Although Occhipinti has a poll that suggests he is within striking distance of beating Zimmer, many believe this is largely an election to win the deciding vote on the council. Occhipinti’s running mate Frank Raia appears to have pulled out all financial stops in hoping to become a councilman. With the current council split four to four between Zimmer supporters and those that oppose her, Raia could become a powerbroker, trading his vote to one side or the other over the next two years. With ten candidates running for three seats and with no runoff, this is a very real possibility.
The Occhipinti ticket and to a lesser degree those supporting Ramos appear to have targeted Council President Ravi Bhalla, looking to exploit alleged ethical issues as a means of weakening him. This, of course, is a huge mistake. An attack on Bhalla will only make him stronger.

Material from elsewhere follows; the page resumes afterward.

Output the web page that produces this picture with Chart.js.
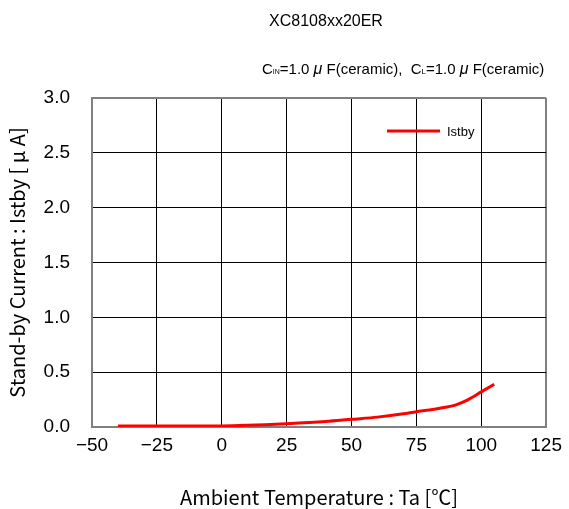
<!DOCTYPE html>
<html>
<head>
<meta charset="utf-8">
<script src="https://cdn.jsdelivr.net/npm/chart.js@4"></script>
<style>
  html, body { margin: 0; padding: 0; background: #fff; }
  #wrap { width: 569px; height: 509px; }
</style>
</head>
<body>
<div id="wrap"><canvas id="chart-istby"></canvas></div>
<script>
// Stand-by current vs ambient temperature
const temps = [-40, -25, 0, 10, 25, 40, 50, 60, 70, 75, 80, 85, 90, 95, 100, 105];
const istby = [0.01, 0.01, 0.01, 0.015, 0.03, 0.05, 0.07, 0.09, 0.12, 0.14, 0.155, 0.175, 0.2, 0.25, 0.32, 0.39];

const chartTitle = 'XC8108xx20ER';
const seriesName = 'Istby';

const FONT = '"Liberation Sans", Arial, sans-serif';
const JFONT = '"Noto Sans CJK JP", "Liberation Sans", sans-serif';

// title, conditions line and legend drawn on top
const annotate = {
    id: 'annotate',
    afterDraw(chart) {
        const ctx = chart.ctx;
        ctx.save();
        ctx.fillStyle = '#000';
        ctx.textBaseline = 'middle';
        ctx.font = '16px ' + FONT;
        ctx.textAlign = 'center';
        ctx.fillText(chartTitle, 326, 22);

        // C_IN=1.0 μF(ceramic), C_L=1.0 μF(ceramic)
        ctx.textAlign = 'left';
        let x = 262;
        const y = 70;
        const parts = [
            ['C', 15, 0], ['IN', 7, 2], ['=1.0 ', 15, 0], ['μ', 16, 0], [' F(ceramic),  C', 15, 0],
            ['L', 8, 2], ['=1.0 ', 15, 0], ['μ', 16, 0], [' F(ceramic)', 15, 0],
        ];
        parts.forEach(([t, s, dy]) => {
            ctx.font = (t === 'μ' ? 'italic ' : '') + s + 'px ' + FONT;
            ctx.fillText(t, x, y + dy);
            x += ctx.measureText(t).width;
        });

        // legend inside plot
        const ds = chart.data.datasets[0];
        ctx.strokeStyle = ds.borderColor;
        ctx.lineWidth = 3;
        ctx.beginPath();
        ctx.moveTo(387, 131);
        ctx.lineTo(440, 131);
        ctx.stroke();
        ctx.font = '13px ' + FONT;
        ctx.fillText(ds.label, 447, 132);
        ctx.restore();
    },
};

const edgeColor = (c) => (c.index === 0 || c.index === c.scale.ticks.length - 1 ? '#808080' : '#000');
const edgeWidth = (c) => (c.index === 0 || c.index === c.scale.ticks.length - 1 ? 2 : 1);

new Chart(document.getElementById('chart-istby'), {
    type: 'line',
    data: {
        datasets: [
            {
                label: seriesName,
                data: temps.map((t, i) => ({ x: t, y: istby[i] })),
                borderColor: '#ff0000',
                borderWidth: 3,
                pointRadius: 0,
                tension: 0.4,
                cubicInterpolationMode: 'monotone',
                fill: false,
            },
        ],
    },
    options: {
        responsive: true,
        maintainAspectRatio: false,
        animation: false,
        layout: { padding: { top: 98, right: 17, bottom: 0, left: 0 } },
        plugins: {
            legend: { display: false },
            tooltip: { enabled: false },
        },
        scales: {
            x: {
                type: 'linear',
                min: -50,
                max: 125,
                afterFit: (axis) => { axis.height = 82; },
                ticks: {
                    stepSize: 25,
                    color: '#000',
                    padding: 7,
                    font: { family: FONT, size: 19 },
                    callback: (v) => (v < 0 ? '\u2212' + Math.abs(v) : v),
                },
                grid: { color: edgeColor, lineWidth: edgeWidth, drawTicks: false },
                border: { color: '#808080', width: 2 },
                title: {
                    display: true,
                    text: 'Ambient Temperature : Ta [\u2103]',
                    color: '#000',
                    font: { family: JFONT, size: 20 },
                    padding: { top: 20, bottom: 0 },
                },
            },
            y: {
                min: 0,
                max: 3,
                afterFit: (axis) => { axis.width = 92; },
                ticks: {
                    stepSize: 0.5,
                    color: '#000',
                    padding: 22,
                    font: { family: FONT, size: 19 },
                    callback: (v) => v.toFixed(1),
                },
                grid: { color: edgeColor, lineWidth: edgeWidth, drawTicks: false },
                border: { color: '#808080', width: 2 },
                title: {
                    display: true,
                    text: 'Stand-by Current : Istby [ \u03bc A]',
                    color: '#000',
                    font: { family: JFONT, size: 20 },
                    padding: { top: 5, bottom: 0 },
                },
            },
        },
    },
    plugins: [annotate],
});
</script>
</body>
</html>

While voters might shift between the Ramos and Occhipinti camp, Zimmer voters aren’t going to be pried away from her and her slate by negative campaigning. Zimmer voters won’t ever go to Occhipinti or Ramos, negative campaigning or not.
In the past, old-guard political parties—as some label Ramos and Occhipinti—have beat reformers by providing candidates who would appeal to reform voters, seemingly professionals with similar concerns. This was one factor that allowed Peter Cammerano to win in 2009, and something anti-Zimmer slates seem to be lacking in 2013.
Recall on the ropes
Although West New York Commissioner Count Wiley feels confident he can make up for the deficiencies in the petitions submitted to recall Mayor Felix Roque and those commissioners loyal to him, other political observers think it is a very large uphill battle. One official called the petitions a mess. Wiley might not have time or resources to save the effort and it may be a waste of time even if he manages it.

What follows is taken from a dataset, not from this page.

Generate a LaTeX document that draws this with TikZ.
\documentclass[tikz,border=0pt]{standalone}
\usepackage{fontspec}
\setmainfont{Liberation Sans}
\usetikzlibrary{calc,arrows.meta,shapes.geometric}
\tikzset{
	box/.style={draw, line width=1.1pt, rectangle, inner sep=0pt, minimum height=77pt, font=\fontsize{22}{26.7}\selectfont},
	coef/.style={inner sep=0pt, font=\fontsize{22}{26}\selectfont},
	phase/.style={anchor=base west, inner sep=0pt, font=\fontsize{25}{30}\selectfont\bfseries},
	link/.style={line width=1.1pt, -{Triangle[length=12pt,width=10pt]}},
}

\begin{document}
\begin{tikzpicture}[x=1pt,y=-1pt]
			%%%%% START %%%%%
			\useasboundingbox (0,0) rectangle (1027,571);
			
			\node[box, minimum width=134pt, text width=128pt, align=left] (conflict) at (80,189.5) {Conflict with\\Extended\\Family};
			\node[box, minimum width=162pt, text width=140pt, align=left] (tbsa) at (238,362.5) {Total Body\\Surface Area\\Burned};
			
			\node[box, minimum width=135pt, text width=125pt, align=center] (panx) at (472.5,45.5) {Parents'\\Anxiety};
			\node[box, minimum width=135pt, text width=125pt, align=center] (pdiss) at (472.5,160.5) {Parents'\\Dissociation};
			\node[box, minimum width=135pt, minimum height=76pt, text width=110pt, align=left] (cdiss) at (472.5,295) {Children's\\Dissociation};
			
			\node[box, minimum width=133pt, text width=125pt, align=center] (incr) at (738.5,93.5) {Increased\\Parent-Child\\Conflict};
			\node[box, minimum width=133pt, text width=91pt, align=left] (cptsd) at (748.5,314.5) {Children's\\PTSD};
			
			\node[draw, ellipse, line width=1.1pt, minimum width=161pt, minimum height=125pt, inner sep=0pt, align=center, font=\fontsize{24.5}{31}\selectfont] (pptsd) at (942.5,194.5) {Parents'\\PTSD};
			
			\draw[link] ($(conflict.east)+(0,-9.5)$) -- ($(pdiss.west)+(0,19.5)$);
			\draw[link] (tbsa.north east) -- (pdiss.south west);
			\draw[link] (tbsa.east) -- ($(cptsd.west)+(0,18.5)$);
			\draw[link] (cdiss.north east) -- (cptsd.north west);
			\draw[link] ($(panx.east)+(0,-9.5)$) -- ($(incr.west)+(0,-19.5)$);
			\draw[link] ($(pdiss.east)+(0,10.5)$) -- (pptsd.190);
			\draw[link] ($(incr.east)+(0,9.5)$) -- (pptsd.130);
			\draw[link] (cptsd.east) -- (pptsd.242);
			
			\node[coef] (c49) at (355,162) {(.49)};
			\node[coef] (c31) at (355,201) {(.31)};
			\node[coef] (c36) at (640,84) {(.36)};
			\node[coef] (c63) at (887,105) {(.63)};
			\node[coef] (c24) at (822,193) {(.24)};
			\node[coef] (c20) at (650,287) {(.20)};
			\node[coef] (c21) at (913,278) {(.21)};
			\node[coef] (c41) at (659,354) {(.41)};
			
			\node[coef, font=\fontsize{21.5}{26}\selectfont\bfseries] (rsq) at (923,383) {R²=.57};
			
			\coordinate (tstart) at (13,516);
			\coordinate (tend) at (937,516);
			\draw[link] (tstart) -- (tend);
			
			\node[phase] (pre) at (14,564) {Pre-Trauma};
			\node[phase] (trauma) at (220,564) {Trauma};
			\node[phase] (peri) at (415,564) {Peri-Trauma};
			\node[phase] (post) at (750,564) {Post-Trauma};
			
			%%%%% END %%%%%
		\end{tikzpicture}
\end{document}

Roque, who was cleared of charges of hacking, may well be unbeatable now that he has come into the good graces of North Hudson’s political heavyweights such as state Senator and North Bergen Mayor Nicholas Sacco, Weehawken Mayor Richard Turner and Rep. Albio Sires—provided Roque avoids some of the political blunders he made in the past.
Some believe Roque is much more acceptable to everyone these days than any of the proposed alternatives, and these political powers would rather keep him in place as mayor than support a recall and a possible political vacuum that a worse alternative might seek to fill.
In the wings is former Mayor Sal Vega, whose plans appear to be focused on the next regular municipal election slated for May 2015.